Pyongyang, 4 gen – “Abbiamo intrapreso azioni risolutive per eliminare una fazione di feccia dal nostro partito e questa epurazione dagli elementi antirivoluzionari lo ha rafforzato”. E’ uno stralcio del rituale discorso alla nazione in occasione della fine dell’anno, leggermente diverso, nei contenuti e nei toni, dai sermoni ai quali siamo abituati da anni sulle nostre emittenti. Fra le varie accuse che si possono rivolgere al leader nordcoreano Kim Joung-un, a iniziare dalla pettinatura, non compare certo la stucchevole retorica del buonismo politico.
Il Brillante Compagno ha annunciato senza molti giri di parole di aver fatto condannare a morte lo zio, ed ex consigliere, Jang Song-tahek, insieme ai suoi collaboratori più stretti.
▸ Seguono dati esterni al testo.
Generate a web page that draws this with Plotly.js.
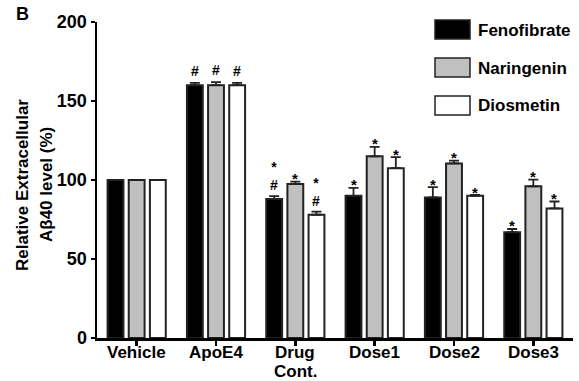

L’accusa è quella di aver cercato di creare una corrente interna al partito unico per soddisfare ambizioni politiche personali; Jang Song, inoltre, sarebbe stato pubblicamente indicato come personaggio dalla condotta morale “decadente”, dedito al consumo di droghe e alla frequentazione di prostitute. Mistero, invece, circa la fine della moglie Kim Kyong-hui, militare ed ex responsabile dell’industria nordcoreana, sparita dopo la condanna a morte del marito emessa dalla Corte marziale lo scorso dicembre.
La vicenda politica si chiude qui e apre le porte ai contorni quasi cinematografici riguardo alla fine del decadente e cospiratore zio Jang Song. L’agenzia cinese Wen wei po ha riportato i particolari dell’esecuzione, raccontando una scena degna della regia del miglior Takeshi Kitano: Jang Song sarebbe stato spogliato e gettato nudo all’interno di una gabbia piena di 120 cani tenuti a digiuno da tre giorni. Pare che all’esecuzione abbia assistito lo stesso Kim Kyong, insieme a 300 ufficiali dell’esercito, impassibili di fronte al corpo dilaniato per oltre un’ora dai cani affamati.